Au chapitre des tragédies modernes — ou modernisées — il faut noter, après le bref passage de la Schaubühne à l'Odéon, où Peter Stein a présenté sa version de Gross und Klein, la superbe mise en scène de la Trilogie du revoir, de Botho Strauss, réglée avec sa précision et sa rigueur habituelles par Claude Régy, à qui l'on est déjà redevable de la découverte en France de Peter Handke. Le théâtre allemand est à l'ordre du jour, nouveau phare de l'art dramatique. C'est ainsi que la Comédie de Caen s'est intéressée au Nouveau Menoza de Lenz, dans une présentation toujours fortement influencée par l'esthétique de Stein, tandis qu'André Engel, à Strasbourg, nous offrait sa vision de la Penthésilée de Kleist. Vision est le mot pour ce spectacle enneigé, véritable tableau surréaliste d'une beauté à couper le souffle, même si ses intentions demeuraient souvent nébuleuses, noyées dans la brume d'un rêve néanmoins très frappant. Plus claires ont paru les Histoires de la forêt viennoise, où le réalisme onirique d'Odon von Horvath, auteur des années 30, retrouvait, à la lumière de la crise présente, des résonances singulièrement actuelles, écho d'un désarroi semblable au nôtre, dans une société bourgeoise en pleine décomposition. Poussant un peu plus au nord, on remarquera le regain d'attention que suscite le vieil Ibsen, dont on a dépoussiéré deux drames, abandonnés depuis des lustres au sommeil du répertoire. À cause d'une mise en scène trop fantasque pour en éclairer le sujet autant qu'on l'aurait souhaité. Le canard sauvage, vu par Lucian Pintilié, a quelque peu désorienté le spectateur d'aujourd'hui, moins sensible aux leçons sociales du Norvégien, mais le Peer Gynt de Chéreau, joué par le sauvage Gérard Desarthe, n'a pas manqué de retenir le public de Villeurbanne. En deux journées successives, cette gigantesque saga poétique devenait le voyage d'initiation d'un héros mythique, perdu dans les fjords de l'absolu, avec, sur fond sombre, quelques scènes admirables comme la mort d'une mère, où Maria Casarès a trouvé des accents poignants pour dire, en toute simplicité, l'amour, le renoncement, la paix des fins dernières.

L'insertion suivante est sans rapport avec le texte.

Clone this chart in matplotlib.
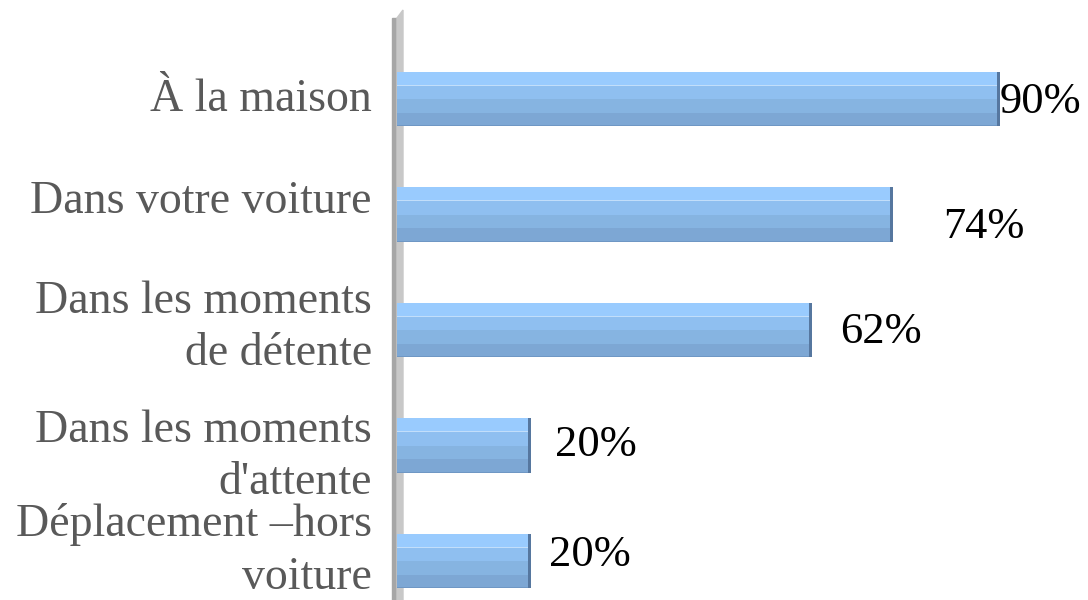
import matplotlib.pyplot as plt
from matplotlib.patches import Polygon, Rectangle
from matplotlib.transforms import blended_transform_factory, offset_copy

categories = [
    "À la maison",
    "Dans votre voiture",
    "Dans les moments\nde détente",
    "Dans les moments\nd'attente",
    "Déplacement –hors\nvoiture",
]
values = [90, 74, 62, 20, 20]
value_labels = ["90%", "74%", "62%", "20%", "20%"]

# decalages des etiquettes (pixels)
label_dx = [0, 50, 28, 24, 18]
label_dy = [3, 12, 2, -1, -6]
cat_dy = [1, -13, -2, 11, -10]

band_colors = ["#99cbfe", "#8fbff0", "#86b4e1", "#7da7d4"]
DPI = 100
SERIF = ["Liberation Serif", "DejaVu Serif"]


def dibujar_barras(ax, ys, vals, height):
    nb = len(band_colors)
    for k, color in enumerate(band_colors):
        h = height / nb
        offs = -height / 2 + h * (k + 0.5)
        ax.barh([y + offs for y in ys], vals, height=h, color=color, linewidth=0, zorder=2)
    ax.barh([y - height / 4 for y in ys], vals, height=0.012, color="#c2defa", linewidth=0, zorder=3)
    ax.barh([y + height / 2 - 0.006 for y in ys], vals, height=0.012, color="#6f97c4", linewidth=0, zorder=3)
    for y, v in zip(ys, vals):
        ax.barh(y, 0.45, left=v - 0.45, height=height, color="#56779f", linewidth=0, zorder=3)


def main():
    fig = plt.figure(figsize=(10.88, 6.0), dpi=DPI)
    ax = fig.add_axes([397 / 1088, 0, 670 / 1088, 590 / 600])
    ax.patch.set_visible(False)

    # mur gris de l'axe
    H = 600
    fig.patches.append(Rectangle((392 / 1088, 0), 5 / 1088, (H - 18) / H,
                                 transform=fig.transFigure, color="#a6a6a6", zorder=-2))
    fig.patches.append(Polygon([(397 / 1088, 0), (403 / 1088, 0), (403 / 1088, (H - 10) / H),
                                (397 / 1088, (H - 18) / H)],
                               closed=True, transform=fig.transFigure, color="#c8c8c8", zorder=-2))

    ys = list(range(len(categories)))
    dibujar_barras(ax, ys, values, 0.476)

    ax.set_xlim(0, 100)
    ax.set_ylim(4 + 39 / 115.5, -89 / 115.5)

    for s in ax.spines.values():
        s.set_visible(False)
    ax.set_xticks([])
    ax.set_yticks([])

    trans = blended_transform_factory(ax.transAxes, ax.transData)
    for y, cat, dy in zip(ys, categories, cat_dy):
        t = offset_copy(trans, fig=fig, x=-25 * 0.72, y=-dy * 0.72, units="points")
        ax.text(0, y, cat, transform=t, ha="right", va="center", fontsize=33,
                color="#595959", family=SERIF, linespacing=1.3)

    for y, v, lab, dx, dy in zip(ys, values, value_labels, label_dx, label_dy):
        ax.annotate(lab, (v, y), xytext=(dx * 0.72, -dy * 0.72), textcoords="offset points",
                    ha="left", va="center", fontsize=32, color="black", family=SERIF)

    fig.savefig("out.png", dpi=DPI)


if __name__ == "__main__":
    main()
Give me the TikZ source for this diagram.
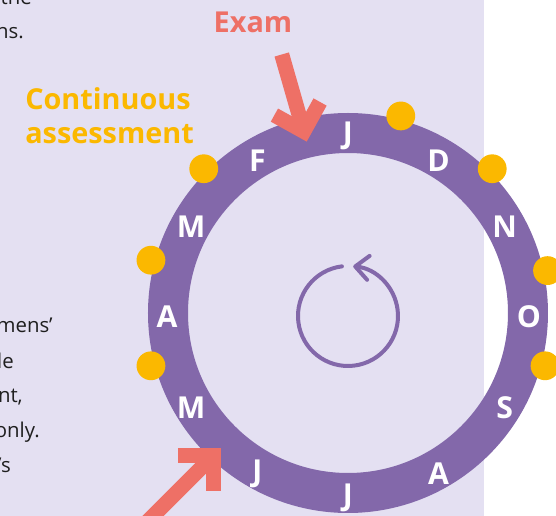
\documentclass[tikz,border=0pt]{standalone}
\usepackage{fontspec}
\setmainfont{Open Sans}
\usetikzlibrary{arrows.meta,calc}
\definecolor{lavender}{HTML}{E4E0F2}
\definecolor{ringpurple}{HTML}{8368AA}
\definecolor{dotyellow}{HTML}{FBB800}
\definecolor{examred}{HTML}{EE7066}
\definecolor{bodytext}{HTML}{1F1F1F}

\begin{document}
\begin{tikzpicture}[
  month/.style={text=white, font=\bfseries\fontsize{21.5}{24}\selectfont, inner sep=0pt, yshift=-0.1cm},
  heading/.style={font=\bfseries\fontsize{20.5}{24}\selectfont, inner sep=0pt},
  pointer/.style={draw=examred, line width=0.375cm, line join=miter},
  bodyline/.style={anchor=base east, text=bodytext, font=\fontsize{14.5}{18}\selectfont, inner sep=0pt}
]
\useasboundingbox (-8.7,-5.075) rectangle (5.2,7.825);

% Background panel
\fill[lavender] (-8.7,-5.075) rectangle (3.4,7.825);

% Cut-off page text on the left
\node[bodyline] (txtthe) at (-7.9,7.7) {the};
\node[bodyline] (txtns) at (-8.1,6.85) {ns.};
\node[bodyline] (txtmens) at (-7.375,-0.5) {mens’};
\node[bodyline] (txtle) at (-8.35,-1.4) {le};
\node[bodyline] (txtnt) at (-8.125,-2.25) {nt,};
\node[bodyline] (txtonly) at (-7.7,-3.125) {only.};
\node[bodyline] (txts) at (-8.425,-4.0) {’s};

% Labels
\node[heading, text=examred, anchor=base] (exam) at (-2.375,7.0) {Exam};
\node[heading, text=dotyellow, anchor=base west] (conta) at (-8.075,5.075) {Continuous};
\node[heading, text=dotyellow, anchor=base west] (contb) at (-8.075,4.225) {assessment};

% Year ring
\draw[ringpurple, line width=1cm] (0,0) circle(4.5);

% Months, January on top
\foreach \m [count=\i] in {J,F,M,A,M,J,J,A,S,O,N,D}
  \node[month] (m\i) at ({90+30*(\i-1)}:4.525) {\m};

% Assessment dots
\foreach \a in {75,45,12,-15,135,165,195}
  \fill[dotyellow] (\a:5.1) circle(0.36);

% Cycle arrow
\draw[ringpurple, line width=0.1cm, line cap=round,
  -{Straight Barb[round, length=0.33cm, width=0.6cm]}]
  (0,-0.075) ++(97:1.25) arc[start angle=97, end angle=444, radius=1.25];

% Exam arrow, top
\coordinate (examtip) at (-1.105,4.54);
\coordinate (examtail) at ($(examtip)+(106:2.0)$);
\draw[pointer] (examtail) -- (examtip);
\draw[pointer] ($(examtip)+(151:0.84)$) -- (examtip) -- ($(examtip)+(61:0.84)$);

% Exam arrow, bottom
\coordinate (examtipb) at (-3.37,-3.57);
\coordinate (examtailb) at ($(examtipb)+(225:2.5)$);
\draw[pointer] (examtailb) -- (examtipb);
\draw[pointer] ($(examtipb)+(180:0.88)$) -- (examtipb) -- ($(examtipb)+(270:0.88)$);

\end{tikzpicture}
\end{document}
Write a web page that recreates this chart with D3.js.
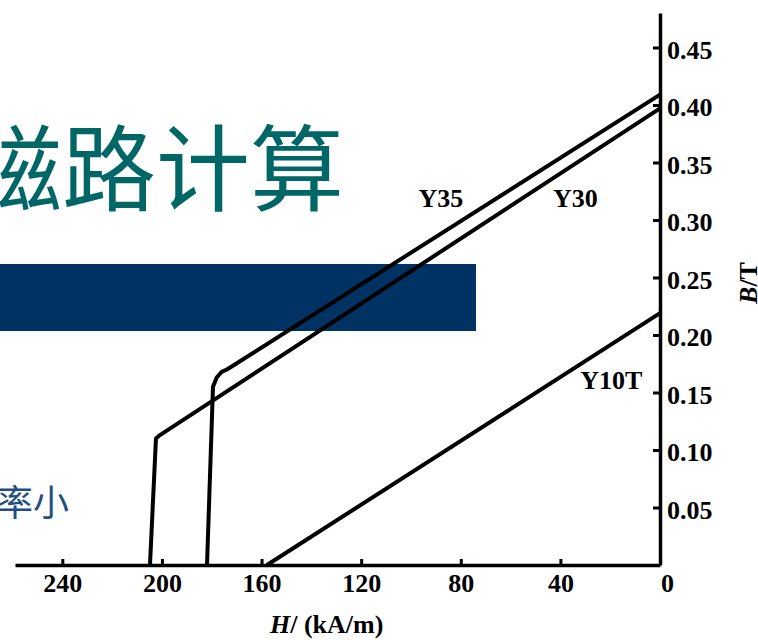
<!DOCTYPE html>
<html>
<head>
<meta charset="utf-8">
<script src="https://cdn.jsdelivr.net/npm/d3@7"></script>
<style>
  html, body { margin: 0; padding: 0; background: #fff; overflow: hidden; }
  svg { display: block; }
</style>
</head>
<body>
<div id="chart"></div>
<script>
// demagnetisation curves, H in kA/m (axis runs right to left), B in T
var hTicks = [240, 200, 160, 120, 80, 40, 0];
var bTicks = [0.05, 0.10, 0.15, 0.20, 0.25, 0.30, 0.35, 0.40, 0.45];

var y35H = [181.9, 179.5, 178.0, 176.0, 173.9, 0];
var y35B = [0, 0.155, 0.163, 0.168, 0.170, 0.409];

var y30H = [204.8, 202.4, 200.8, 0];
var y30B = [0, 0.110, 0.113, 0.397];

var y10tH = [157.8, 0];
var y10tB = [0, 0.219];

var curveNames = ["Y35", "Y30", "Y10T"];
var curveLabelPos = [[97, 0.311], [43, 0.311], [32, 0.153]];

var W = 758, H = 640;
var svg = d3.select("#chart").append("svg")
    .attr("width", W)
    .attr("height", H);

// slide background bits behind the scanned figure
svg.append("text")
    .attr("x", -32)
    .attr("y", 204)
    .style("font-family", "'Noto Sans CJK SC'")
    .style("font-size", "94px")
    .style("fill", "#006666")
    .text("磁路计算");

svg.append("rect")
    .attr("x", 0)
    .attr("y", 264)
    .attr("width", 476)
    .attr("height", 67)
    .attr("fill", "#003263");

svg.append("text")
    .attr("x", -3)
    .attr("y", 516)
    .style("font-family", "'Noto Sans CJK SC'")
    .style("font-size", "36px")
    .style("fill", "#1f4f82")
    .text("率小");

var x = d3.scaleLinear().domain([259, 0]).range([15, 660]);
var y = d3.scaleLinear().domain([0, 0.48]).range([565, 13]);

var serif = "'Liberation Serif', 'DejaVu Serif', serif";
var fs = "26px";

var xAxis = svg.append("g")
    .attr("transform", "translate(0," + y(0) + ")")
    .call(d3.axisBottom(x).tickValues(hTicks).tickSizeInner(-6).tickSizeOuter(0).tickPadding(9)
        .tickFormat(function(d) { return d; }));
xAxis.select(".domain").attr("stroke", "#000").attr("stroke-width", 3.5);
xAxis.selectAll(".tick line").attr("stroke", "#000").attr("stroke-width", 3)
    .attr("opacity", function(d) { return d === 0 ? 0 : 1; });
xAxis.selectAll(".tick text")
    .style("font-family", serif)
    .style("font-size", fs)
    .style("font-weight", "bold")
    .attr("dx", function(d) { return d === 0 ? 7 : 0; })
    .attr("fill", "#000");

var yAxis = svg.append("g")
    .attr("transform", "translate(" + x(0) + ",0)")
    .call(d3.axisRight(y).tickValues(bTicks).tickSizeInner(-7).tickSizeOuter(0).tickPadding(7)
        .tickFormat(d3.format(".2f")));
yAxis.select(".domain").attr("stroke", "#000").attr("stroke-width", 3.5);
yAxis.selectAll(".tick line").attr("stroke", "#000").attr("stroke-width", 3);
yAxis.selectAll(".tick text")
    .style("font-family", serif)
    .style("font-size", fs)
    .style("font-weight", "bold")
    .attr("dy", "0.42em")
    .attr("fill", "#000");

var line = d3.line()
    .x(function(d) { return x(d[0]); })
    .y(function(d) { return y(d[1]); });

[[y35H, y35B], [y30H, y30B], [y10tH, y10tB]].forEach(function(c) {
    svg.append("path")
        .datum(d3.zip(c[0], c[1]))
        .attr("d", line)
        .attr("fill", "none")
        .attr("stroke", "#000")
        .attr("stroke-width", 4)
        .attr("stroke-linejoin", "round");
});

svg.selectAll(".curve-label")
    .data(curveNames)
    .enter().append("text")
    .attr("class", "curve-label")
    .attr("x", function(d, i) { return x(curveLabelPos[i][0]); })
    .attr("y", function(d, i) { return y(curveLabelPos[i][1]); })
    .style("font-family", serif)
    .style("font-size", fs)
    .style("font-weight", "bold")
    .text(function(d) { return d; });

// axis titles
var xt = svg.append("text")
    .attr("x", 270)
    .attr("y", 633)
    .style("font-family", serif)
    .style("font-size", fs)
    .style("font-weight", "bold");
xt.append("tspan").style("font-style", "italic").text("H");
xt.append("tspan").text("/ (kA/m)");

var yt = svg.append("text")
    .attr("transform", "translate(757,283) rotate(-90)")
    .attr("text-anchor", "middle")
    .style("font-family", serif)
    .style("font-size", fs)
    .style("font-weight", "bold");
yt.append("tspan").style("font-style", "italic").text("B");
yt.append("tspan").text("/T");
</script>
</body>
</html>
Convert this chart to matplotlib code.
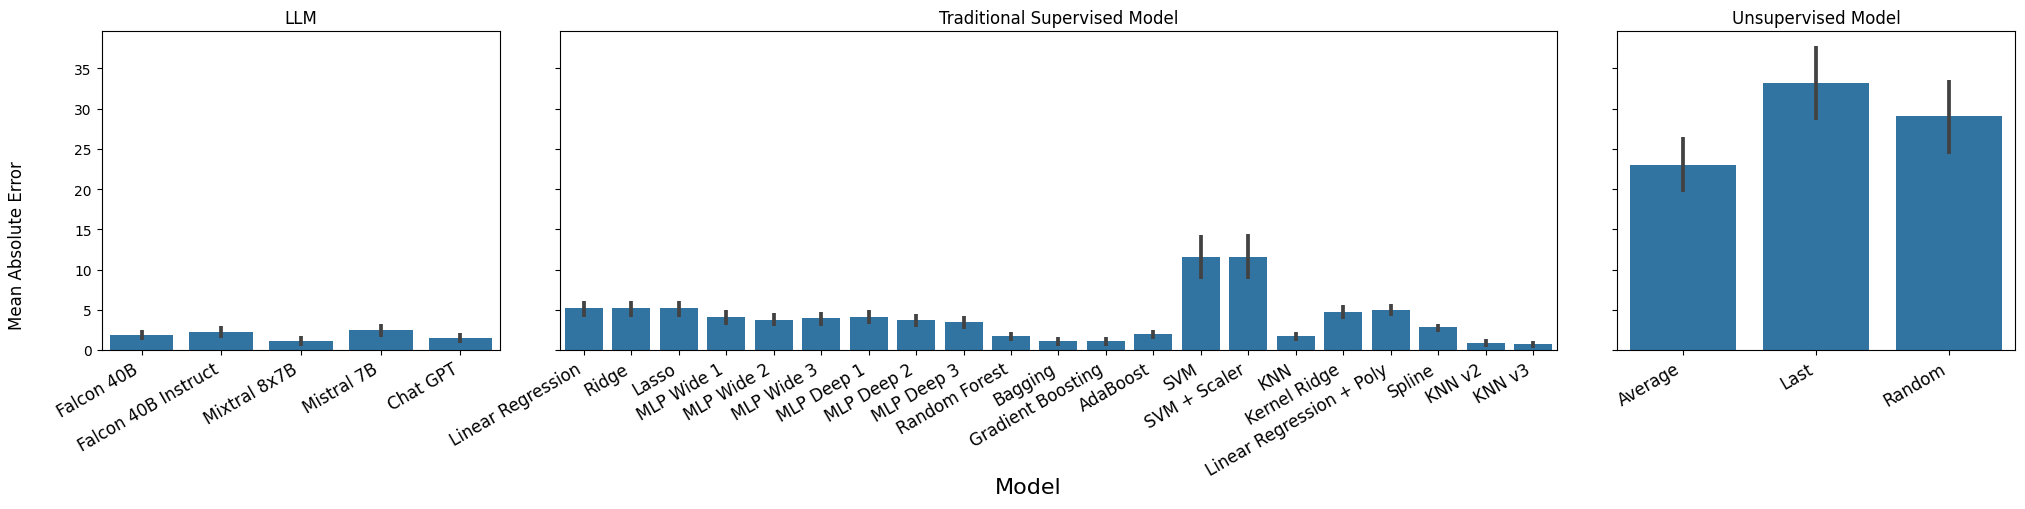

C'est également de Villeurbanne que nous sont venus Don Juan — toujours avec Desarthe — et Athalie, tels que les a remodelés Roger Planchon, avec un luxe de commentaires et d'accompagnements visuels qui en faisaient des opéras parlés. La tragédie de Racine, en particulier, y gagnait en « suspense », véritable bande dessinée judéo-Grand Siècle où le penchant du metteur en scène pour le baroque se donnait libre cours. En dépit des criailleries de certains défenseurs de l'orthodoxie racinienne, le show de Planchon a séduit les jeunes, qui ont découvert à travers cette extravagante lecture un classique prodigieusement transfiguré, alors que Don Juan, pièce plus sobre, se fût peut-être mieux passé de ce pompeux contrepoint.

Dépouillement

Car la tendance des metteurs en scène contemporains serait plutôt à l'excessif dépouillement qu'à ces délirants ajouts. Même Jorge Lavelli, qui donne souvent dans le lyrique, est resté très mesuré dans sa conception du Conte d'hiver, présenté en Avignon puis à Paris. Il l'a transformé en ballet champêtre, d'une naïveté soulignée, légèrement parodique, sur le thème de la jalousie et de l'amour impossible, une œuvre où Roland Bertin, avant d'entrer à la Comédie-Française, aura trouvé l'un de ses meilleurs rôles « dans le civil ». Sans fioritures non plus fut l'Edouard II de Marlowe, tel que l'a conçu le dogmatique mais talentueux Sobel, dans son fief de Gennevilliers. Plateau, robes de bure et chemise de nuit, la luxuriance élizabéthaine s'est réduite chez lui à des jeux de lumière et à une analyse plutôt politique et morale, ou la folie du pouvoir se montrait dans sa férocité barbare, dans sa veulerie sans rémission. Roi sans couronne, Philippe Clevenot y avait de beaux moments tragiques, saisissants. Et, pour rester dans le même ton, citons aussi les débuts dans la mise en scène de François Marthouret, élève ou mieux disciple de Brook, dont La tempête shakespearienne, un peu trop conforme aux leçons du maître dans sa sobriété rigoureuse, révélait cependant une sensibilité propre, et prometteuse.